June 26, 2023: On Sunday, Siemens Energy shares dropped over 37% after the company scrapped its profit projection and warned that costly problems at its wind turbine unit could last for years.

The company, born from the spinoff of German conglomerate Siemens’ former gas and power division, announced late Thursday that a review of issues at subsidiary Siemens Gamesa had found a “substantial increase in failure rates of wind turbine components.”

The Siemens Gamesa board has initiated an “extended technical review” aimed at improving product quality that the parent company said will incur “significantly higher costs” than previously assumed, now estimated to be more than 1 billion euros ($1.09 billion).

“It is too early to have an exact estimate of the potential fiscal impact of the quality topics and to gauge the impact of the review of our assumptions on our business plans,” Siemens Energy said in a statement.

“However, based on our initial assessment as of today, the potential magnitude of the impact leads us to withdraw the profit assumptions for Siemens Gamesa and consequently the profit guidance for Siemens Energy Group for the fiscal year 2023.”

Siemens Gamesa has been a thorn in the side of its parent company since its complete takeover late last year.

Siemens Energy CEO Christian Bruch told journalists on a call Friday that “too much had been swept under the carpet” at Siemens Gamesa and that the quality issues were “more severe than [he] thought possible,” according to Reuters.

Nicholas Green, head of European capital goods at Alliance Bernstein, said Siemens Energy would likely be able to climb back from the fall, but the scale of the problems had shocked the market.

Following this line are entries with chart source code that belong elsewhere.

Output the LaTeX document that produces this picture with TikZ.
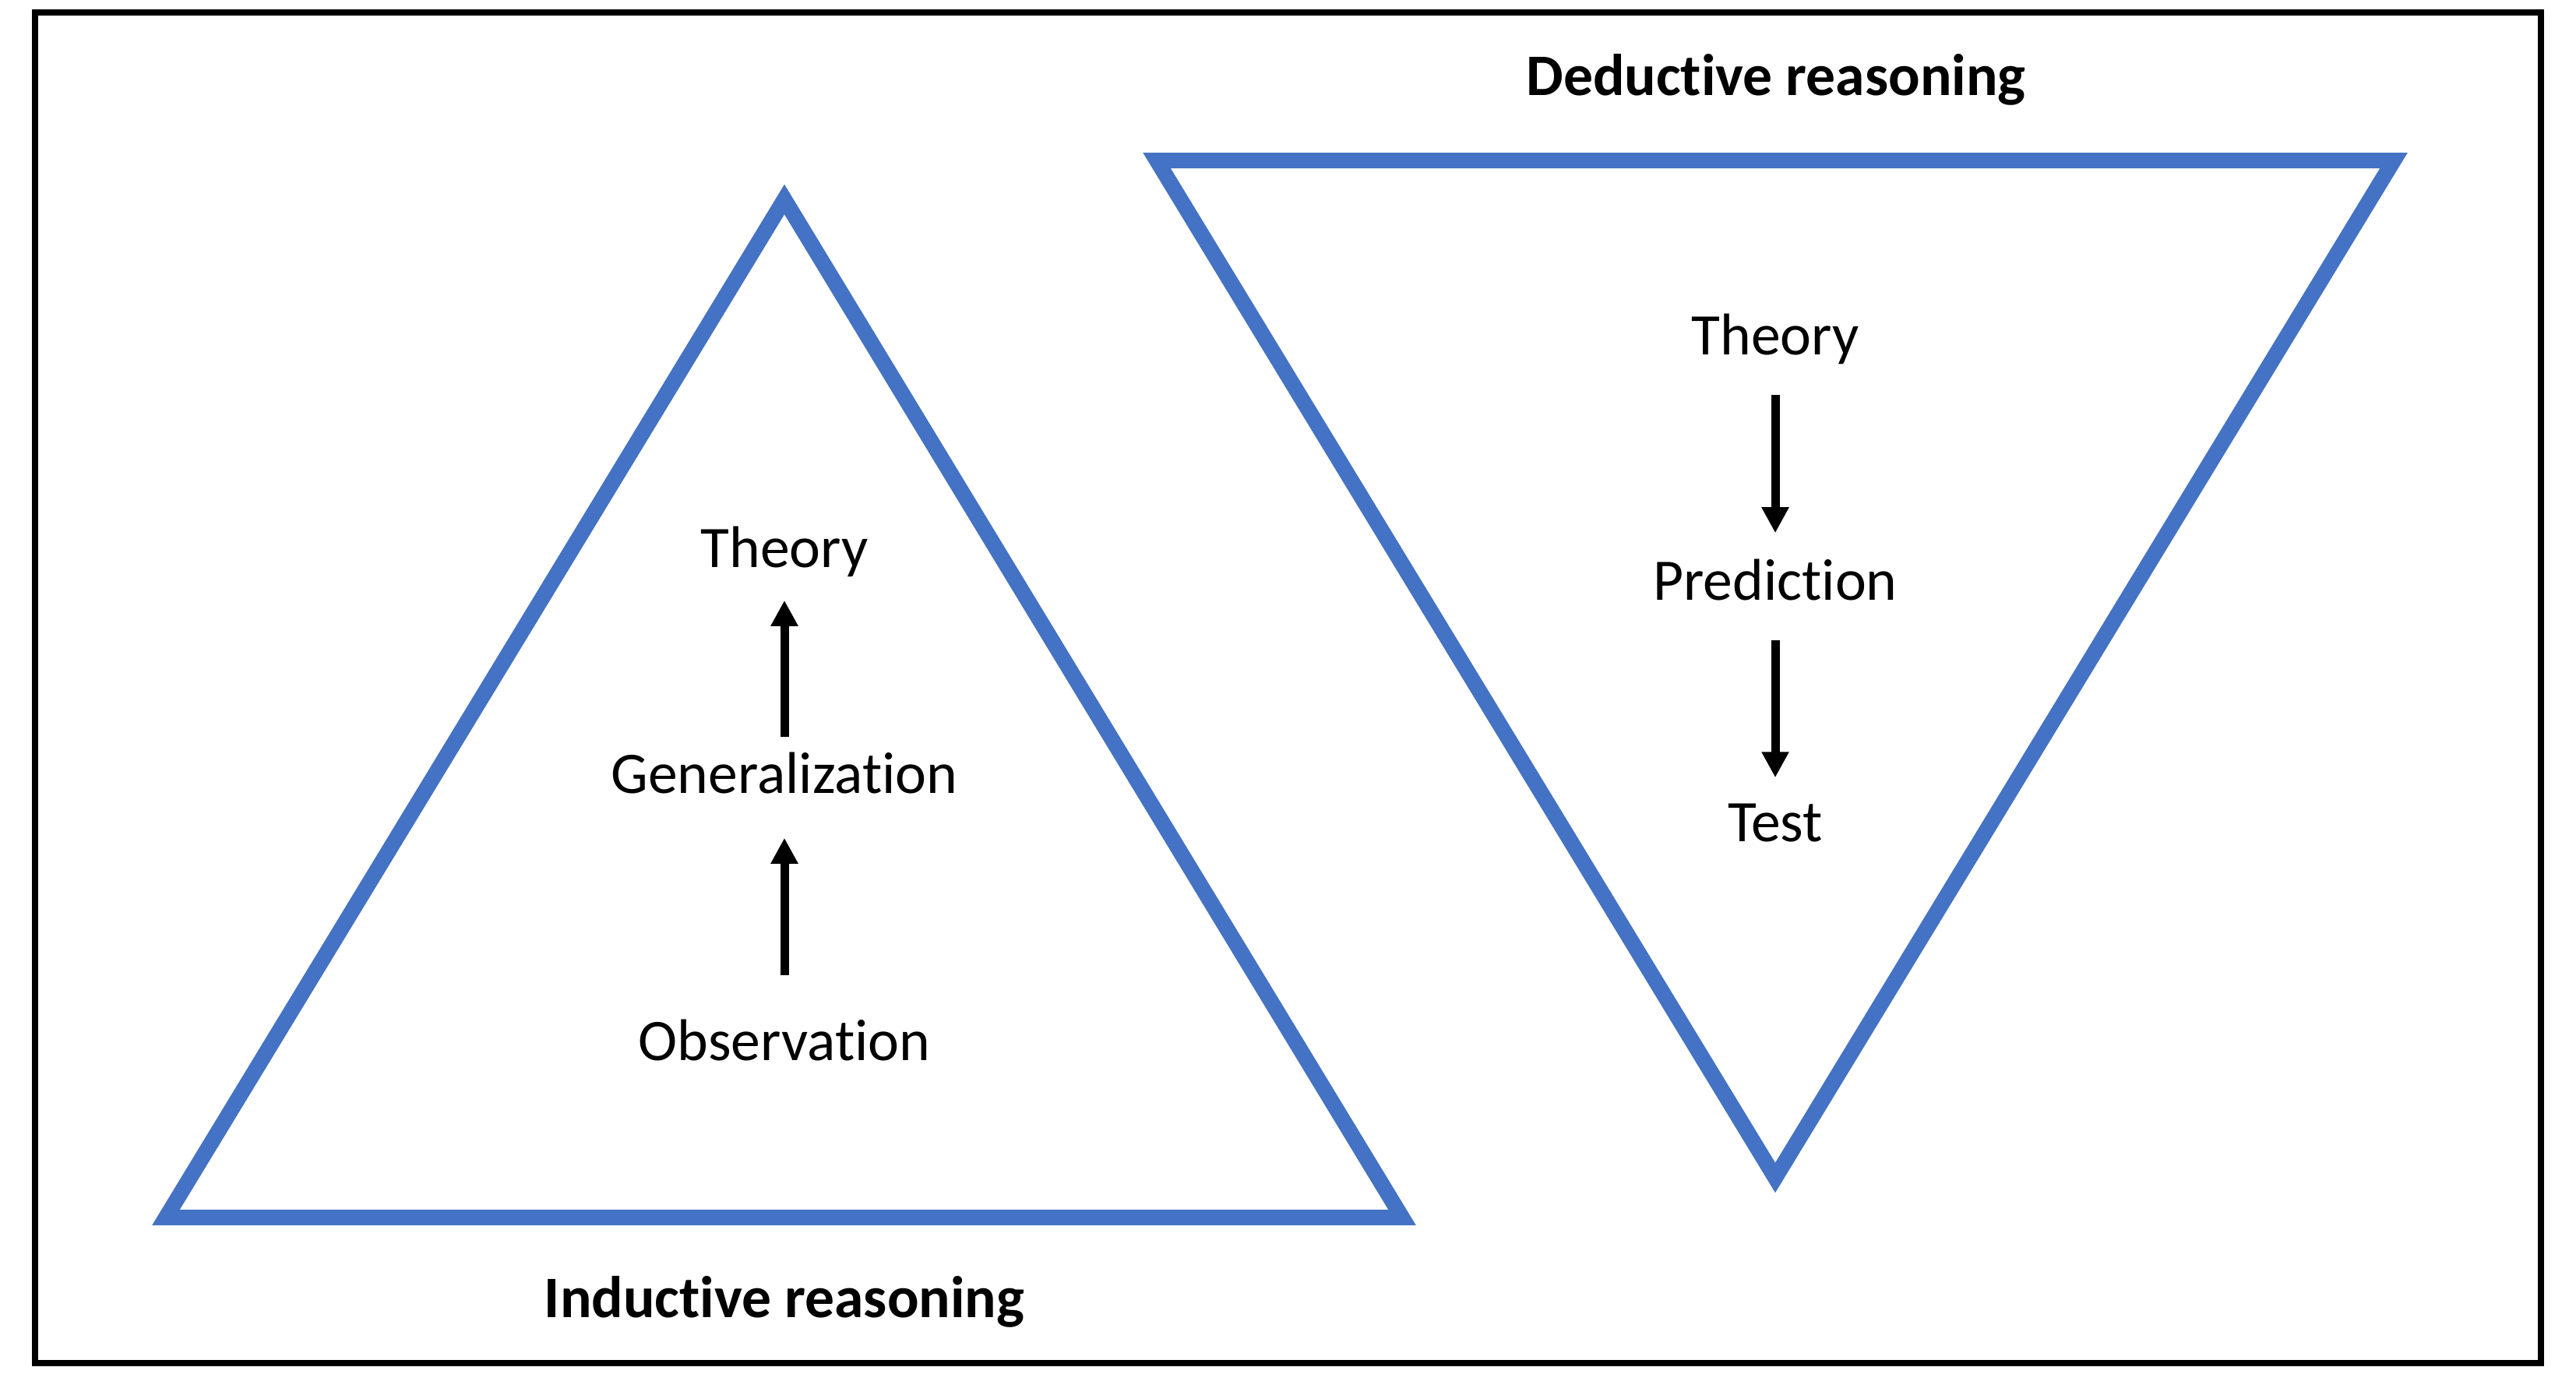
\documentclass[tikz,border=0pt]{standalone}
\usepackage{fontspec}
\setmainfont{Carlito}[Ligatures={NoCommon,NoContextual}]
\usepackage{xcolor}
\usetikzlibrary{arrows.meta}
\definecolor{triblue}{HTML}{4472C4}

\begin{document}
\begin{tikzpicture}[x=0.01cm, y=-0.01cm,
        tri/.style={draw=triblue, line width=0.2cm},
        lbl/.style={anchor=base, inner sep=0pt, text height=0.5cm, text depth=0.12cm, font=\fontsize{21.5}{26}\selectfont},
        title/.style={lbl, font=\fontsize{21.5}{26}\selectfont\bfseries},
        flow/.style={line width=0.11cm, -{Triangle[width=0.33cm, length=0.33cm]}}]
        \useasboundingbox (0,0) rectangle (3307,1772);

        % Frame
        \draw[line width=0.08cm] (45,16) rectangle (3262,1750);

        % Inductive triangle
        \draw[tri] (1007,256) -- (1800,1563) -- (213,1563) -- cycle;
        \node[title] (indtitle) at (1007,1691) {Inductive reasoning};
        \node[lbl] (itheory) at (1007,728) {Theory};
        \node[lbl] (igen) at (1007,1018) {Generalization};
        \node[lbl] (iobs) at (1007,1361) {Observation};

        % Upward steps
        \draw[flow, shorten <=0.21cm, shorten >=0.3cm] (igen.north) -- (itheory.south);
        \draw[flow, shorten <=0.58cm, shorten >=0.45cm] (iobs.north) -- (igen.south);

        % Deductive triangle
        \draw[tri] (1485,206) -- (3073,206) -- (2279,1512) -- cycle;
        \node[title] (dedtitle) at (2280,122) {Deductive reasoning};
        \node[lbl] (dtheory) at (2279,455) {Theory};
        \node[lbl] (dpred) at (2279,770) {Prediction};
        \node[lbl] (dtest) at (2279,1080) {Test};

        % Downward steps
        \draw[flow, shorten <=0.39cm, shorten >=0.35cm] (dtheory.south) -- (dpred.north);
        \draw[flow, shorten <=0.39cm, shorten >=0.31cm] (dpred.south) -- (dtest.north);
\end{tikzpicture}
\end{document}
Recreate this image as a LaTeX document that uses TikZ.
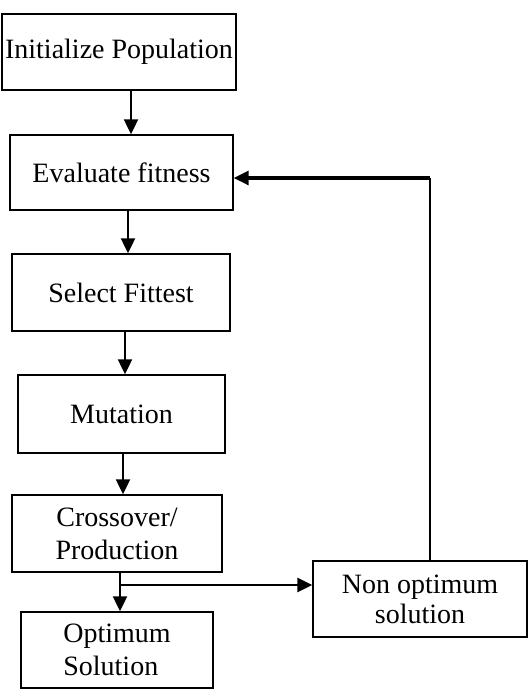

“There’s a 17 billion euros service order book, and that is delivering service on installed wind farms and in wind turbines for quite several years ahead — five years ahead, sometimes 10-year contracts — and to discover that a handful of your components aren’t working as you planned, that maybe you’ll need to go in and replace those components, that is a huge liability that you’re taking on,” he said.

Siemens Energy estimates that component failures may occur in between 15% and 30% of its installed fleet of turbines. However, Green noted that there is still a “slight question mark about where that liability ends.”

“With luck, when they report back at the beginning of August, they will have managed to put some sort of brackets around the scale of the cost here and the scale of the obligations ahead of them, but certainly, it is an alarmingly large hit, and it’s taken the market by surprise,” he said.